A Citizen’s Proposal: Presidential Commission on National Intelligence and Counter-Terrorism
The Electronic Frontier Foundation and others have called for the creation of a commission like the Church Commission to investigate allegations of para-Constitutional but legal use of mass surveillance on US citizens. The Church Commission actually had a broader mandate and so should any current commission.
This proposal seeks the most practical way to honestly and truthfully deal with allegations that have arisen against national intelligence and counter-terrorism operations of the US government.
Senator Ron Wyden, Chair
Senator Johnny Isakson
Senator Amy Klobuchar
Rep. John Conyers
Rep. Walter Jones (NC)
Rep. Keith Ellison
Rep. Mark Amodei
The Commission shall investigate all allegations of extra-Constitutional and para-Constitutional action in US intelligence and counter-terrorism activities since the the Church Commission was impaneled.
The Commission shall consider the actions of, but not limited to, the following agencies: Office of Director of National Intelligence, Department of Defense, Central Intelligence Agency, Department of Justice, Department of State, Department of Homeland Security. It shall consider the actions of employees and contractors of these agencies and the actions of any coordinating or grantee jurisdictions, including foreign nations.
The Commission shall have the power to declassify materials necessary to presentations of its work to public scrutiny or for referral to Article III federal courts.

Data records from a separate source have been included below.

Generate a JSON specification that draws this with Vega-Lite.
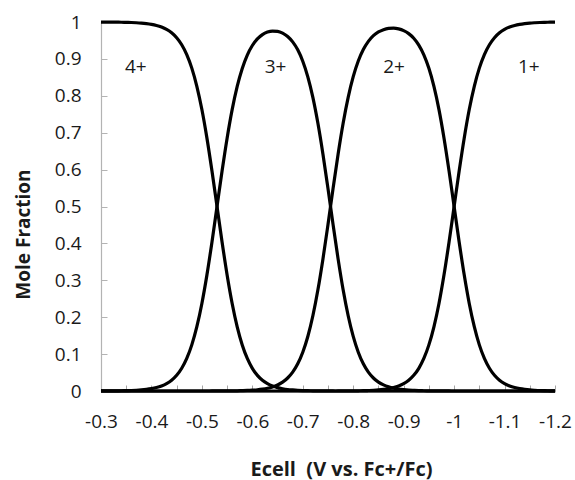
{
  "$schema": "https://vega.github.io/schema/vega-lite/v6.json",
  "width": 454,
  "height": 369,
  "autosize": {"type": "none"},
  "padding": {"left": 101, "top": 22, "right": 20, "bottom": 89},
  "background": "white",
  "config": {
    "view": {"stroke": null},
    "font": "Open Sans"
  },
  "datasets": {
    "curves": [
      {"e":-0.30,"a":0.99987,"b":0.00013,"c":0,"d":0},
      {"e":-0.31,"a":0.99981,"b":0.00019,"c":0,"d":0},
      {"e":-0.32,"a":0.99972,"b":0.00028,"c":0,"d":0},
      {"e":-0.33,"a":0.99958,"b":0.00042,"c":0,"d":0},
      {"e":-0.34,"a":0.99939,"b":0.00061,"c":0,"d":0},
      {"e":-0.35,"a":0.99909,"b":0.00091,"c":0,"d":0},
      {"e":-0.36,"a":0.99866,"b":0.00134,"c":0,"d":0},
      {"e":-0.37,"a":0.99803,"b":0.00197,"c":0,"d":0},
      {"e":-0.38,"a":0.99709,"b":0.00291,"c":0,"d":0},
      {"e":-0.39,"a":0.99571,"b":0.00429,"c":0,"d":0},
      {"e":-0.40,"a":0.99369,"b":0.00631,"c":0,"d":0},
      {"e":-0.41,"a":0.99071,"b":0.00929,"c":0,"d":0},
      {"e":-0.42,"a":0.98635,"b":0.01365,"c":0,"d":0},
      {"e":-0.43,"a":0.97999,"b":0.02001,"c":0,"d":0},
      {"e":-0.44,"a":0.97075,"b":0.02925,"c":0,"d":0},
      {"e":-0.45,"a":0.95742,"b":0.04258,"c":0,"d":0},
      {"e":-0.46,"a":0.93842,"b":0.06158,"c":0,"d":0},
      {"e":-0.47,"a":0.91171,"b":0.08829,"c":0,"d":0},
      {"e":-0.48,"a":0.8750,"b":0.1250,"c":0,"d":0},
      {"e":-0.49,"a":0.8258,"b":0.1742,"c":0,"d":0},
      {"e":-0.50,"a":0.7627,"b":0.2373,"c":0,"d":0},
      {"e":-0.51,"a":0.6853,"b":0.3147,"c":0,"d":0},
      {"e":-0.52,"a":0.5960,"b":0.4040,"c":0.00007,"d":0},
      {"e":-0.53,"a":0.5000,"b":0.4999,"c":0.0001,"d":0},
      {"e":-0.54,"a":0.4039,"b":0.5960,"c":0.0001,"d":0},
      {"e":-0.55,"a":0.3146,"b":0.6852,"c":0.0002,"d":0},
      {"e":-0.56,"a":0.2373,"b":0.7624,"c":0.0004,"d":0},
      {"e":-0.57,"a":0.1740,"b":0.8253,"c":0.0006,"d":0},
      {"e":-0.58,"a":0.1249,"b":0.8741,"c":0.0010,"d":0},
      {"e":-0.59,"a":0.0881,"b":0.9104,"c":0.0015,"d":0},
      {"e":-0.60,"a":0.0614,"b":0.9363,"c":0.0023,"d":0},
      {"e":-0.61,"a":0.0424,"b":0.9542,"c":0.0034,"d":0},
      {"e":-0.62,"a":0.0291,"b":0.9658,"c":0.0051,"d":0},
      {"e":-0.63,"a":0.0199,"b":0.9726,"c":0.0075,"d":0},
      {"e":-0.64,"a":0.0135,"b":0.9754,"c":0.0111,"d":0},
      {"e":-0.65,"a":0.0091,"b":0.9745,"c":0.0164,"d":0},
      {"e":-0.66,"a":0.0062,"b":0.9698,"c":0.0241,"d":0},
      {"e":-0.67,"a":0.0041,"b":0.9607,"c":0.0352,"d":0},
      {"e":-0.68,"a":0.0028,"b":0.9461,"c":0.0511,"d":0},
      {"e":-0.69,"a":0.0018,"b":0.9245,"c":0.0737,"d":0},
      {"e":-0.70,"a":0.0012,"b":0.8937,"c":0.1051,"d":0},
      {"e":-0.71,"a":0.0008,"b":0.8514,"c":0.1478,"d":0},
      {"e":-0.72,"a":0.0005,"b":0.7958,"c":0.2039,"d":0},
      {"e":-0.73,"a":0.0003,"b":0.7255,"c":0.2742,"d":0},
      {"e":-0.74,"a":0.0002,"b":0.6419,"c":0.3580,"d":0},
      {"e":-0.75,"a":0.0001,"b":0.5485,"c":0.4514,"d":0},
      {"e":-0.76,"a":0.0001,"b":0.4515,"c":0.5484,"d":0},
      {"e":-0.77,"a":0,"b":0.3581,"c":0.6418,"d":0.0001},
      {"e":-0.78,"a":0,"b":0.2743,"c":0.7256,"d":0.0001},
      {"e":-0.79,"a":0,"b":0.2039,"c":0.7959,"d":0.0002},
      {"e":-0.80,"a":0,"b":0.1479,"c":0.8518,"d":0.0004},
      {"e":-0.81,"a":0,"b":0.1052,"c":0.8943,"d":0.0006},
      {"e":-0.82,"a":0,"b":0.0738,"c":0.9254,"d":0.0008},
      {"e":-0.83,"a":0,"b":0.0512,"c":0.9475,"d":0.0013},
      {"e":-0.84,"a":0,"b":0.0352,"c":0.9629,"d":0.0019},
      {"e":-0.85,"a":0,"b":0.0241,"c":0.9730,"d":0.0028},
      {"e":-0.86,"a":0,"b":0.0165,"c":0.9793,"d":0.0042},
      {"e":-0.87,"a":0,"b":0.0112,"c":0.9826,"d":0.0062},
      {"e":-0.88,"a":0,"b":0.0076,"c":0.9833,"d":0.0092},
      {"e":-0.89,"a":0,"b":0.0051,"c":0.9813,"d":0.0136},
      {"e":-0.90,"a":0,"b":0.0035,"c":0.9766,"d":0.0199},
      {"e":-0.91,"a":0,"b":0.0023,"c":0.9685,"d":0.0292},
      {"e":-0.92,"a":0,"b":0.0016,"c":0.9560,"d":0.0425},
      {"e":-0.93,"a":0,"b":0.0010,"c":0.9375,"d":0.0615},
      {"e":-0.94,"a":0,"b":0.0007,"c":0.9111,"d":0.0882},
      {"e":-0.95,"a":0,"b":0.0004,"c":0.8746,"d":0.1250},
      {"e":-0.96,"a":0,"b":0.0003,"c":0.8256,"d":0.1741},
      {"e":-0.97,"a":0,"b":0.0002,"c":0.7626,"d":0.2372},
      {"e":-0.98,"a":0,"b":0.0001,"c":0.6851,"d":0.3148},
      {"e":-0.99,"a":0,"b":0.0001,"c":0.5959,"d":0.4040},
      {"e":-1.00,"a":0,"b":0,"c":0.5000,"d":0.5000},
      {"e":-1.01,"a":0,"b":0,"c":0.4040,"d":0.5960},
      {"e":-1.02,"a":0,"b":0,"c":0.3148,"d":0.6852},
      {"e":-1.03,"a":0,"b":0,"c":0.2373,"d":0.7627},
      {"e":-1.04,"a":0,"b":0,"c":0.1742,"d":0.8258},
      {"e":-1.05,"a":0,"b":0,"c":0.1250,"d":0.8750},
      {"e":-1.06,"a":0,"b":0,"c":0.0883,"d":0.9117},
      {"e":-1.07,"a":0,"b":0,"c":0.0616,"d":0.9384},
      {"e":-1.08,"a":0,"b":0,"c":0.0426,"d":0.9574},
      {"e":-1.09,"a":0,"b":0,"c":0.0293,"d":0.9707},
      {"e":-1.10,"a":0,"b":0,"c":0.0200,"d":0.9800},
      {"e":-1.11,"a":0,"b":0,"c":0.0137,"d":0.9863},
      {"e":-1.12,"a":0,"b":0,"c":0.0093,"d":0.9907},
      {"e":-1.13,"a":0,"b":0,"c":0.0063,"d":0.9937},
      {"e":-1.14,"a":0,"b":0,"c":0.0043,"d":0.9957},
      {"e":-1.15,"a":0,"b":0,"c":0.0029,"d":0.9971},
      {"e":-1.16,"a":0,"b":0,"c":0.0020,"d":0.9980},
      {"e":-1.17,"a":0,"b":0,"c":0.0013,"d":0.9987},
      {"e":-1.18,"a":0,"b":0,"c":0.0009,"d":0.9991},
      {"e":-1.19,"a":0,"b":0,"c":0.0006,"d":0.9994},
      {"e":-1.20,"a":0,"b":0,"c":0.0004,"d":0.9996}
    ],
    "labels": [
      {"e":-0.369,"frac":0.878,"t":"4+"},
      {"e":-0.646,"frac":0.878,"t":"3+"},
      {"e":-0.881,"frac":0.878,"t":"2+"},
      {"e":-1.148,"frac":0.878,"t":"1+"}
    ]
  },
  "encoding": {
    "x": {
      "field": "e", "type": "quantitative",
      "scale": {"domain": [-1.2, -0.3], "reverse": true, "nice": false, "zero": false},
      "axis": {
        "title": "Ecell\u00a0\u00a0(V vs. Fc+/Fc)",
        "values": [-0.3,-0.35,-0.4,-0.45,-0.5,-0.55,-0.6,-0.65,-0.7,-0.75,-0.8,-0.85,-0.9,-0.95,-1,-1.05,-1.1,-1.15,-1.2],
        "labelExpr": "abs(round(datum.value*100)) % 10 == 0 ? toString(datum.value) : ''",
        "grid": false,
        "domainColor": "#6e6e6e",
        "domainWidth": 2.2,
        "tickColor": "#a6a6a6",
        "tickSize": -6,
        "tickWidth": 1,
        "labelFont": "Open Sans",
        "labelFontSize": 19,
        "labelColor": "#1a1a1a",
        "labelPadding": 27,
        "labelFlush": false,
        "labelOverlap": false,
        "titleFont": "Open Sans",
        "titleFontSize": 20,
        "titleFontWeight": "bold",
        "titleColor": "#1a1a1a",
        "titleX": 240,
        "titleY": 84,
        "titleAlign": "center",
        "titleBaseline": "alphabetic"
      }
    },
    "y": {
      "field": "frac", "type": "quantitative",
      "scale": {"domain": [0, 1], "nice": false},
      "axis": {
        "title": "Mole Fraction",
        "values": [0,0.1,0.2,0.3,0.4,0.5,0.6,0.7,0.8,0.9,1],
        "labelExpr": "toString(datum.value)",
        "grid": false,
        "domainColor": "#b3b3b3",
        "domainWidth": 1.2,
        "tickColor": "#b3b3b3",
        "tickSize": -6,
        "tickWidth": 1,
        "labelFont": "Open Sans",
        "labelFontSize": 19,
        "labelColor": "#1a1a1a",
        "labelPadding": 26,
        "labelFlush": false,
        "labelOverlap": false,
        "titleFont": "Open Sans",
        "titleFontSize": 19,
        "titleFontWeight": "bold",
        "titleColor": "#1a1a1a",
        "titleAngle": -90,
        "titleX": -72,
        "titleY": 212,
        "titleAlign": "center",
        "titleBaseline": "alphabetic"
      }
    }
  },
  "layer": [
    {
      "data": {"name": "curves"},
      "transform": [{"fold": ["a","b","c","d"], "as": ["species","frac"]}],
      "mark": {"type": "line", "color": "black", "strokeWidth": 3.2, "interpolate": "monotone"},
      "encoding": {
        "detail": {"field": "species", "type": "nominal"}
      }
    },
    {
      "data": {"name": "labels"},
      "mark": {"type": "text", "font": "Open Sans", "fontSize": 19, "color": "#1a1a1a", "align": "center", "baseline": "middle"},
      "encoding": {
        "text": {"field": "t"}
      }
    }
  ]
}
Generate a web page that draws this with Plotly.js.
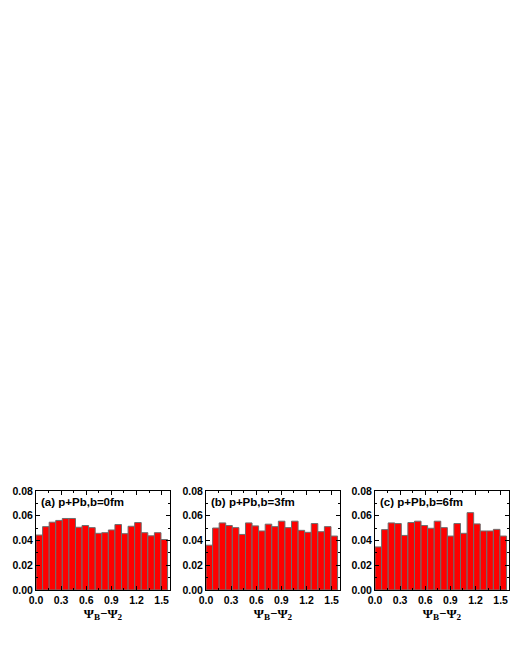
<!DOCTYPE html>
<html>
<head>
<meta charset="utf-8">
<script src="https://cdn.plot.ly/plotly-3.0.1.min.js"></script>
<style>html,body{margin:0;padding:0;background:#fff;}#chart{width:510px;height:660px;}</style>
</head>
<body>
<div id="chart"></div>
<script>
// Bin centres: 20 bins over [0, pi/2]
const binCount = 20;
const binWidth = Math.PI / 2 / binCount;
const binCenters = Array.from({length: binCount}, (_, i) => (i + 0.5) * binWidth);

const panelLabels = ["(a) p+Pb,b=0fm", "(b) p+Pb,b=3fm", "(c) p+Pb,b=6fm"];

const valuesB0 = [0.0444, 0.0512, 0.0548, 0.0562, 0.0578, 0.0578, 0.0507, 0.0521, 0.0504, 0.0458,
                  0.0463, 0.0485, 0.0529, 0.0455, 0.0515, 0.0545, 0.0463, 0.0438, 0.0463, 0.0408];
const valuesB3 = [0.0362, 0.0501, 0.0542, 0.0521, 0.0504, 0.0449, 0.0542, 0.0518, 0.0477, 0.0532,
                  0.0512, 0.0556, 0.0504, 0.0556, 0.0482, 0.0466, 0.0537, 0.0471, 0.0512, 0.0436];
const valuesB6 = [0.0348, 0.0488, 0.0542, 0.0537, 0.0441, 0.0545, 0.0556, 0.0521, 0.0499, 0.0556,
                  0.0504, 0.0436, 0.0537, 0.0458, 0.0625, 0.0534, 0.0477, 0.0477, 0.0490, 0.0436];

const xTickVals = [0.0, 0.3, 0.6, 0.9, 1.2, 1.5];
const yTickVals = [0.00, 0.02, 0.04, 0.06, 0.08];

const series = [valuesB0, valuesB3, valuesB6];
const W = 510, H = 660;
const xDomains = [[36 / W, 170 / W], [206 / W, 340 / W], [375 / W, 509 / W]];
const yDomain = [1 - 590 / H, 1 - 491 / H];

const tickFont = {family: "Liberation Sans, Arial, sans-serif", size: 10.5, color: "#000", weight: "bold"};

const data = series.map((vals, i) => ({
  type: "bar",
  x: binCenters,
  y: vals,
  width: binWidth,
  xaxis: i === 0 ? "x" : "x" + (i + 1),
  yaxis: i === 0 ? "y" : "y" + (i + 1),
  marker: {color: "#ff0000", line: {color: "#6e6e6e", width: 1}},
  showlegend: false,
  hoverinfo: "x+y"
}));

const layout = {
  width: W, height: H,
  margin: {l: 0, r: 0, t: 0, b: 0},
  paper_bgcolor: "#fff",
  plot_bgcolor: "#fff",
  bargap: 0,
  annotations: [],
  showlegend: false
};

for (let i = 0; i < 3; i++) {
  const sx = i === 0 ? "" : String(i + 1);
  layout["xaxis" + sx] = {
    domain: xDomains[i],
    anchor: "y" + sx,
    range: [0, 1.6],
    tickvals: xTickVals,
    ticktext: xTickVals.map(v => v.toFixed(1)),
    ticks: "inside", ticklen: 4, tickwidth: 1, tickcolor: "#000",
    minor: {dtick: 0.15, tick0: 0, ticks: "inside", ticklen: 2, tickcolor: "#000"},
    showline: true, linecolor: "#000", linewidth: 1, mirror: "ticks",
    showgrid: false, zeroline: false,
    tickfont: tickFont,
    title: {text: "Ψ<sub>B</sub>−Ψ<sub>2</sub>", font: {family: "Liberation Serif, Times New Roman, serif", size: 13, color: "#000", weight: "bold"}, standoff: 0}
  };
  layout["yaxis" + sx] = {
    domain: yDomain,
    anchor: "x" + sx,
    range: [0, 0.08],
    tickvals: yTickVals,
    ticktext: yTickVals.map(v => v.toFixed(2)),
    ticks: "inside", ticklen: 4, tickwidth: 1, tickcolor: "#000",
    minor: {dtick: 0.01, tick0: 0, ticks: "inside", ticklen: 2, tickcolor: "#000"},
    showline: true, linecolor: "#000", linewidth: 1, mirror: "ticks",
    showgrid: false, zeroline: false,
    tickfont: tickFont
  };
  layout.annotations.push({
    text: panelLabels[i],
    xref: "x" + sx + " domain", yref: "y" + sx + " domain",
    x: 0.02, y: 0.97, xanchor: "left", yanchor: "top",
    showarrow: false,
    font: {family: "Liberation Sans, Arial, sans-serif", size: 11.5, color: "#000", weight: "bold"}
  });
}

Plotly.newPlot("chart", data, layout, {displayModeBar: false, staticPlot: true});
</script>
</body>
</html>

The Commission shall have the power to subpoena any public or private individual witnesses or documents necessary for its work. Witnesses shall be immunized or otherwise protected from retaliation by management as a result of their testimony.
The Commission shall consider allegations of abuse or corruption presented in books, media reports, testimony of whistleblowers, government investigations, or other sources and shall identify them by date, location, and agency as an index.
The Commission shall produce a declassified report to the public of its findings.
The Commission shall consider the impact upon Constitutional government of state secrecy, including secret locations, secret personnel, secret information, secret budgets, secret laws, and other departures from an open society and make recommendations for expanding an open society while fulfilling national security requirements.
The Commission shall consider the difficulties that the large numbers of clearances and the overclassification of information, particularly to avoid accountability, impose on national security.
The Commission shall consider the use of informants, the inflation of charges brought by prosecutors against suspects, and determine whether these practices have resulted in the conviction or persecution of innocent people.
The Commission shall determine whether intelligence agencies have violated the Geneva Conventions specifically or other laws of war generally in their operations and shall refer cases for proseucution under US laws.
The Commission shall be financed out of contigency funds available to national intelligence agencies at the discretion of the President.
The Commission shall have at a minimum a chief of staff, counsel, technical staff familiar with the information technologies involved. amd other employees as they shall decide.
The Commission shall have the power to put persons testifying under oath.
The Commission shall solicit the advice of experts and advocates in preparing its recommendations for legislation or reorganization of national intelligence and counter-terrorism activities.
The Commission shall ground its recommendations in arguments that explain how the Constitutional guarantees of rights in the Bill of Rights will not be violated by implementation of its recommendations.